EWIC Reviews- Joseph ISLM

Suad Joseph

Encyclopedia of Women and Islamic Cultures
ISIM Newsletter 13 (December 2003):45
Web Page:
 http://www.isim.nl

The Encyclopedia of Women and Islamic Cultures (EWIC) is an interdisciplinary, transhistorical, global project covering women and Islamic cultures. EWIC entries span the period just before the rise of Islam to the present. EWIC takes on cutting edge issues to stimulate new research and advance the frontiers of knowledge and covers a broad sweep of topics to inform a general audience. The goal of EWIC is to survey numerous facets of women's lives in areas such as society, economy, politics, religion, the arts, popular culture, sports, health, science and environment where Islam has made significant contributions.

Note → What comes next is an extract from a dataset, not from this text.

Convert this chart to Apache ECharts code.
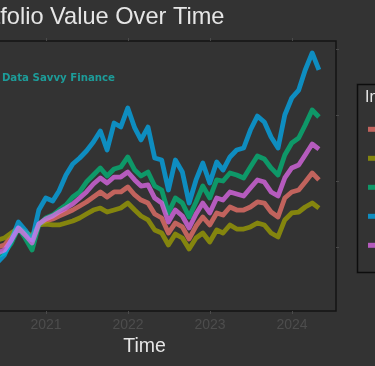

With five Associate Editors (Afsaneh Najmabadi, Harvard University; Julie Peteet, University of Louisville; Seteney Shami, Social Science Research Council; Jacqueline Siapno, University of Melbourne; and Jane I. Smith, Hartford Seminary) and a board of 41 International Advisory Editors, the EWIC project is a multiple year effort to bring together upwards of one thousand scholars world-wide to write critical essays on women and Islamic cultures. EWIC has grown from the originally conceived three volumes and 1,500,000 words to 4,000,000 words to be published in a staggered fashion starting with Volume I in the fall of 2003. With research on women and Islamic cultures burgeoning, online, CD and paperback versions are distinct possibilities.

Guiding vision of EWIC

Encyclopedias aim to be authorities, often definitive authorities on their subject matter, a notion the editors are also problemetizing. From its first meeting in June 1999 the Editorial Board of EWIC shared an acute appreciation of the situatedness and historicity of knowledge production. At every step we reflected and evaluated the choices before us in terms of the impact our decisions would have on the kind of 'knowledge' EWIC would present and represent. The Editors did not always agree on all issues, but we all recognized that the EWIC project was an opportunity to define a field of knowledge. We choose the title Encyclopedia of Women and Islamic Cultures because it conveys an approach to a civilizational history. By using the term 'Islamic cultures' we meant to veer away from the notion that EWIC would focus on religious texts (although it does cover them) and to direct attention to the broad panoply of issues that are embraced within the arms of 'culture'.

We were committed to deessentializing Islam. To do this, we needed to contextualize, historicize and regionalize the experiences of women and Islamic cultures. We designed entries which situated issues of relevance to women within specific historical periods, political regimes and localities. As the production of knowledge is conditioned by the socio-political environments in which it is produced, this historical approach allowed us to identify critical changes in methodologies, re-sources and paradigms. EWIC worked to decenter the common 'Middle East' focus of research dealing with women and Islamic cultures by recruiting editors, advisory editors, entries and authors from all over the world. As news spread about the EWIC project, scholars and writers began contacting us. The database has grown to over nine hundred self-volunteered potential authors.

The literature in the many fields encompassed by EWIC is rapidly expanding. Research on women and Islamic cultures is theoretically and empirically at the frontiers of many disciplines. At the same time the idea of the 'Muslim woman' or the 'woman and Islam' has come to have a political and historical salience, particularly in Western media and scholarship, but also on a global scale, that is often fabricated for these women, often out of cloth that is not of their weaving. The goal of EWIC is to capture knowledge in the frame of history, to historicize knowledge in the context of place and to place knowledge at the service of those who may be enriched by understanding its processes of production.